The parent game in the grade 11 classroom  [PDF]

Some of our work has been focused on what might be called a reinvention of the high school mathematics curriculum, in which we work with “hands-on” activities that are structurally complex. We find game theory to be a wonderful source of such activities. Here we will discuss a graphical version, using contour diagrams, of the parent game that seems to work well in grade 11. This talk might look like it belongs in the education sessions but we feel that it will be of interest to the game-theory community; indeed it might inspire other similar activities.

BOTING YANG, University of Regina
Fast Searching Game on Cartesian Products of Graphs  [PDF]

Given a graph that contains an invisible fugitive, we want to find the minimum number of searchers to capture the fugitive in the fast searching game.

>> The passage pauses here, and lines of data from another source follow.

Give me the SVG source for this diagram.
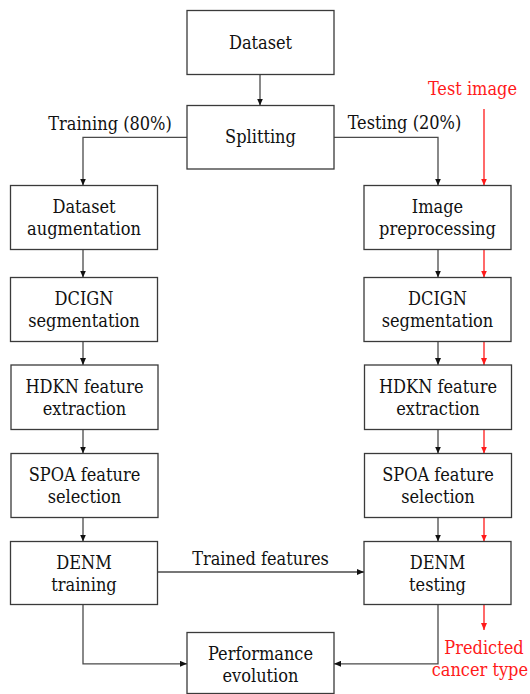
<svg xmlns="http://www.w3.org/2000/svg" width="530" height="694" viewBox="0 0 530 694" font-family="DejaVu Serif Condensed, DejaVu Serif, serif">
<style>
.box{fill:#fff;stroke:#3a3a3a;stroke-width:1.3}
.t{font-size:18px;fill:#111;text-anchor:middle}
.r{font-size:18px;fill:#ff1a1a;text-anchor:middle}
.c{fill:none;stroke:#4a4a4a;stroke-width:1.3}
.cr{fill:none;stroke:#ff1a1a;stroke-width:1.3}
</style>
<defs>
<marker id="ab" markerWidth="7" markerHeight="6" refX="7" refY="3" orient="auto" markerUnits="userSpaceOnUse"><path d="M0,0 L7,3 L0,6 Z" fill="#111"/></marker>
<marker id="ar" markerWidth="7" markerHeight="6" refX="7" refY="3" orient="auto" markerUnits="userSpaceOnUse"><path d="M0,0 L7,3 L0,6 Z" fill="#ff1a1a"/></marker>
</defs>
<rect width="530" height="694" fill="#fff"/>
<g id="connectors">
<path class="c" d="M260,74.5 V105.5" marker-end="url(#ab)"/>
<path class="c" d="M187,137.3 H83 V185.5" marker-end="url(#ab)"/>
<path class="c" d="M334,137.3 H438 V185.5" marker-end="url(#ab)"/>
<path class="c" d="M83,249.5 V277.5" marker-end="url(#ab)"/>
<path class="c" d="M83,341.5 V365" marker-end="url(#ab)"/>
<path class="c" d="M83,429.5 V453.5" marker-end="url(#ab)"/>
<path class="c" d="M83,517.5 V541.5" marker-end="url(#ab)"/>
<path class="c" d="M438,249.5 V277.5" marker-end="url(#ab)"/>
<path class="c" d="M438,341.5 V365" marker-end="url(#ab)"/>
<path class="c" d="M438,429.5 V453.5" marker-end="url(#ab)"/>
<path class="c" d="M438,517.5 V541.5" marker-end="url(#ab)"/>
<path class="c" d="M157.5,572 H364" marker-end="url(#ab)"/>
<path class="c" d="M83,604.5 V663.8 H187" marker-end="url(#ab)"/>
<path class="c" d="M438,604.5 V663.8 H334" marker-end="url(#ab)"/>
<path class="cr" d="M484,109 V185.5" marker-end="url(#ar)"/>
<path class="cr" d="M484,249.5 V277.5" marker-end="url(#ar)"/>
<path class="cr" d="M484,341.5 V365" marker-end="url(#ar)"/>
<path class="cr" d="M484,429.5 V453.5" marker-end="url(#ar)"/>
<path class="cr" d="M484,517.5 V541.5" marker-end="url(#ar)"/>
<path class="cr" d="M484,604.5 V630" marker-end="url(#ar)"/>
<text class="t" x="110" y="130">Training (80%)</text>
<text class="t" x="404.5" y="129">Testing (20%)</text>
<text class="t" x="260.5" y="565">Trained features</text>
<text class="r" x="472.5" y="95">Test image</text>
<text class="r" x="484" y="653.7">Predicted</text>
<text class="r" x="528" y="675.6" style="text-anchor:end">cancer type</text>
</g>
<g id="dataset"><rect class="box" x="187" y="10.5" width="147" height="64"/><text class="t" x="260.5" y="48.8">Dataset</text></g>
<g id="splitting"><rect class="box" x="187" y="105.5" width="147" height="63.5"/><text class="t" x="260.5" y="143.3">Splitting</text></g>
<g id="augmentation"><rect class="box" x="10.5" y="185.5" width="147" height="64"/><text class="t" x="84" y="213.2">Dataset</text><text class="t" x="84" y="235.2">augmentation</text></g>
<g id="dcign-train"><rect class="box" x="10.5" y="277.5" width="147" height="64"/><text class="t" x="84" y="305.2">DCIGN</text><text class="t" x="84" y="327.2">segmentation</text></g>
<g id="hdkn-train"><rect class="box" x="11" y="365" width="147" height="64.5"/><text class="t" x="84.5" y="393">HDKN feature</text><text class="t" x="84.5" y="415">extraction</text></g>
<g id="spoa-train"><rect class="box" x="11" y="453.5" width="147" height="64"/><text class="t" x="84.5" y="481.2">SPOA feature</text><text class="t" x="84.5" y="503.2">selection</text></g>
<g id="denm-train"><rect class="box" x="10.5" y="541.5" width="147" height="63"/><text class="t" x="84" y="569">DENM</text><text class="t" x="84" y="591">training</text></g>
<g id="preprocessing"><rect class="box" x="364" y="185.5" width="147" height="64"/><text class="t" x="437.5" y="213.2">Image</text><text class="t" x="437.5" y="235.2">preprocessing</text></g>
<g id="dcign-test"><rect class="box" x="364" y="277.5" width="147" height="64"/><text class="t" x="437.5" y="305.2">DCIGN</text><text class="t" x="437.5" y="327.2">segmentation</text></g>
<g id="hdkn-test"><rect class="box" x="364.5" y="365" width="147" height="64.5"/><text class="t" x="438" y="393">HDKN feature</text><text class="t" x="438" y="415">extraction</text></g>
<g id="spoa-test"><rect class="box" x="364.5" y="453.5" width="147" height="64"/><text class="t" x="438" y="481.2">SPOA feature</text><text class="t" x="438" y="503.2">selection</text></g>
<g id="denm-test"><rect class="box" x="364" y="541.5" width="147" height="63"/><text class="t" x="437.5" y="569">DENM</text><text class="t" x="437.5" y="591">testing</text></g>
<g id="performance"><rect class="box" x="187" y="632.5" width="147" height="61"/><text class="t" x="260.5" y="660">Performance</text><text class="t" x="260.5" y="682">evolution</text></g>
</svg>
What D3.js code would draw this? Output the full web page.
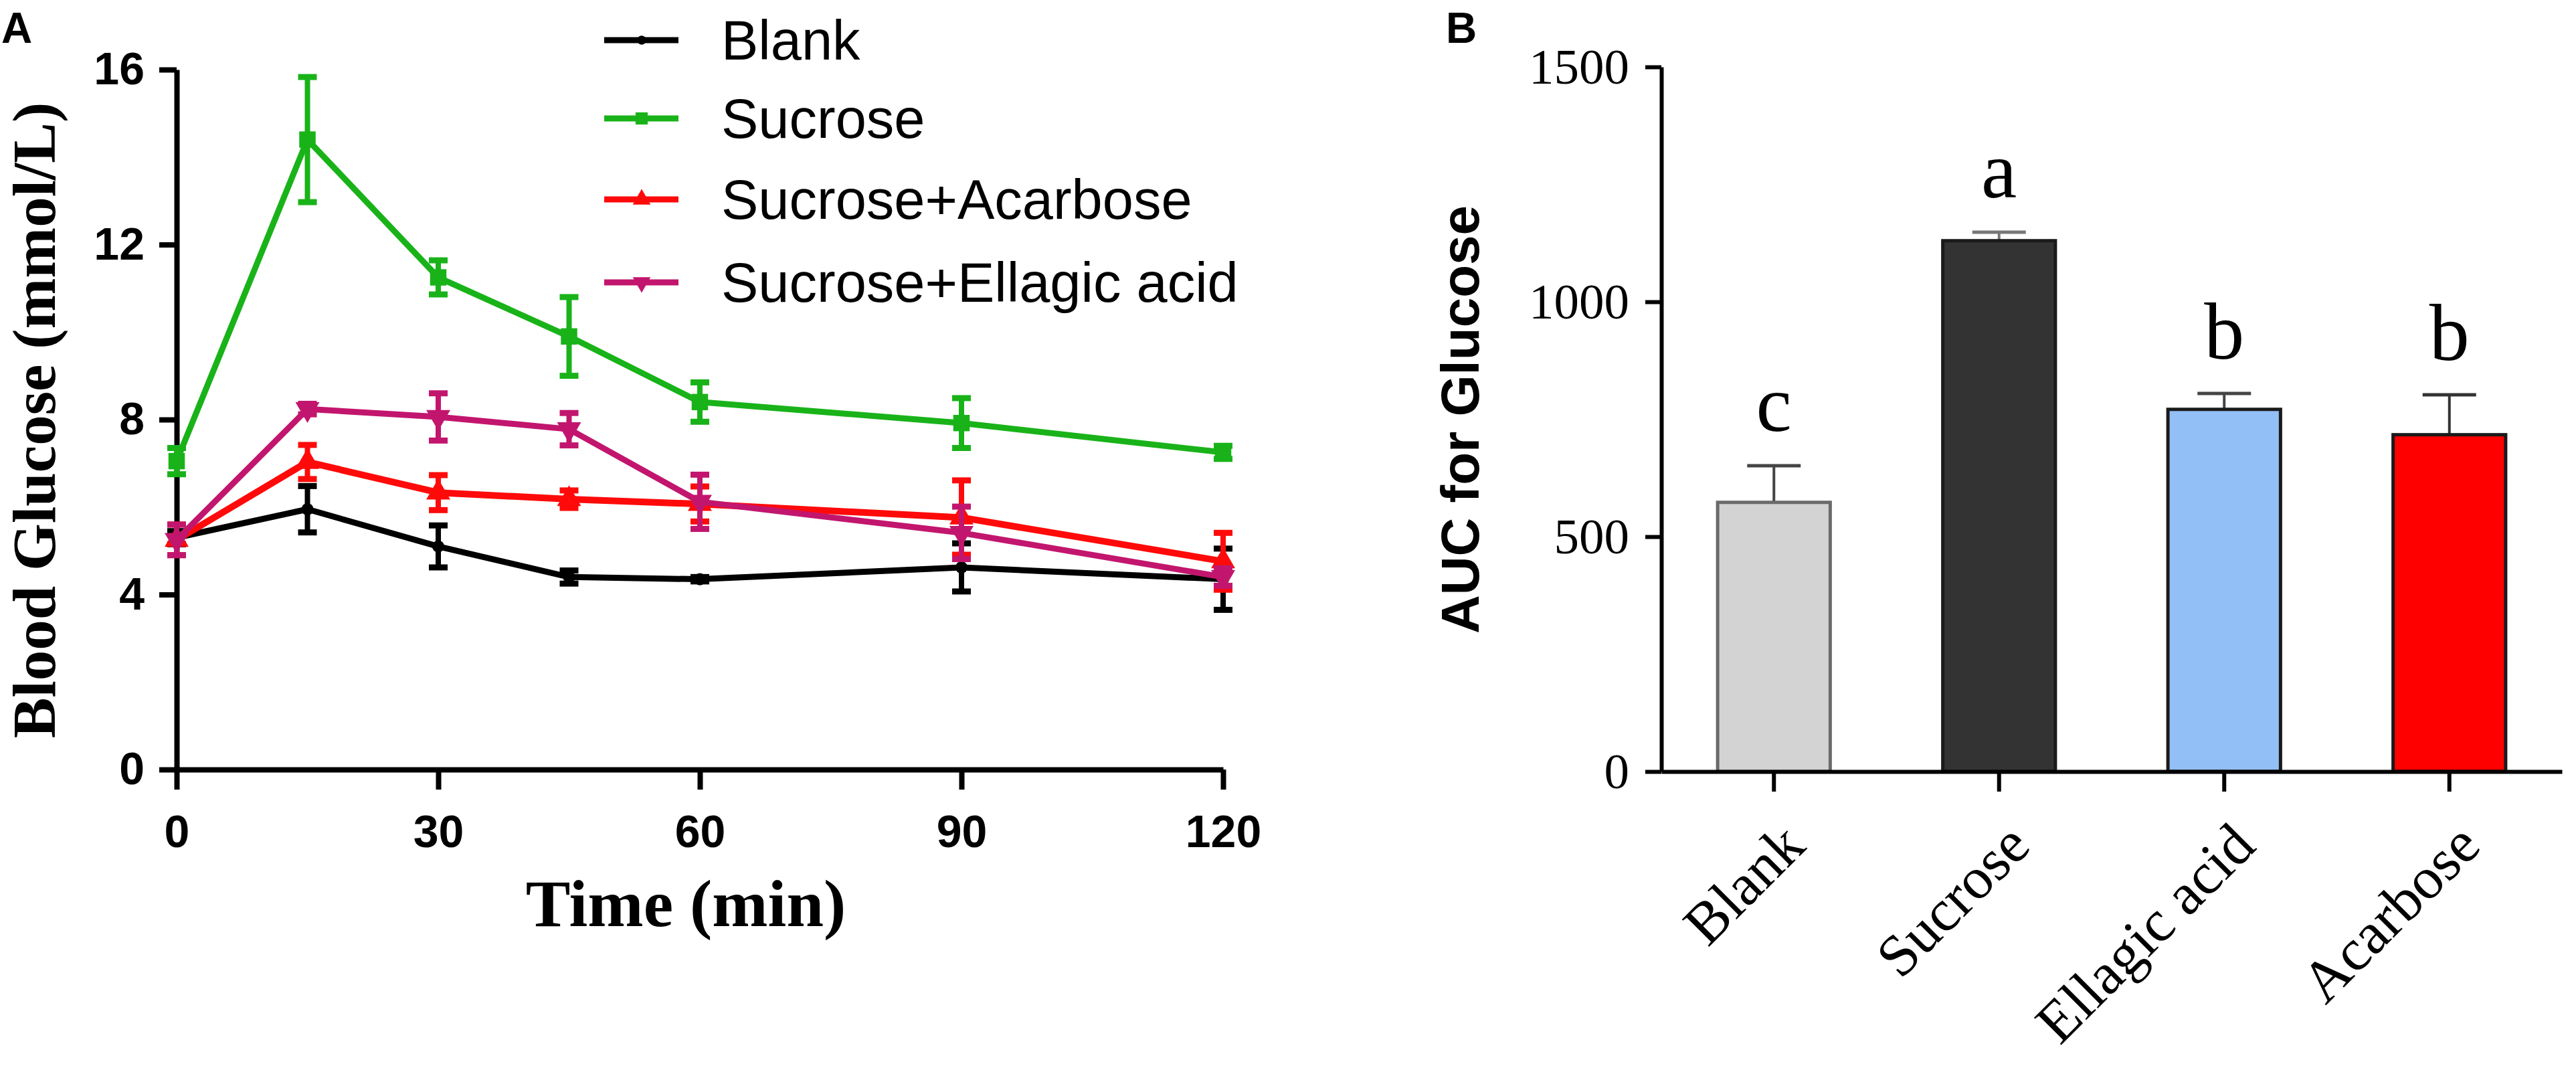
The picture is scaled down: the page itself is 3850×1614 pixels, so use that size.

In this talk, we consider the fast search number of the Cartesian product of an Eulerian graph and a path. We also consider the fast search number of hypercubes, toroidal grids, and variants of the Cartesian product. (This is joint work with Yuan Xue).

HEDAYAT ZARKOOB, University of British Columbia
Report-sensitive spot-checking in peer grading system  [PDF]

Peer grading has many advantages: making large courses more scalable; providing students with faster and more detailed feedback; and helping students to learn by thinking critically about the work of others. A key strategy for motivating strategic students to provide accurate grades is spot-checking. Previous work has considered mechanisms that spot check each submission with a fixed probability. In this talk, I will discuss that the same incentives can be provided at lower cost by spot checking students based on the grades they report. I will show that our proposed mechanism outperforms the fixed-probability mechanism and indeed minimizes the required amount of spot checking. I will also discuss a surprising consequence of our main theorem, which is that the amount of TA work needed to incentivize students can be reduced by sometimes declining to compare student reports to TA reports even when TA reports are available.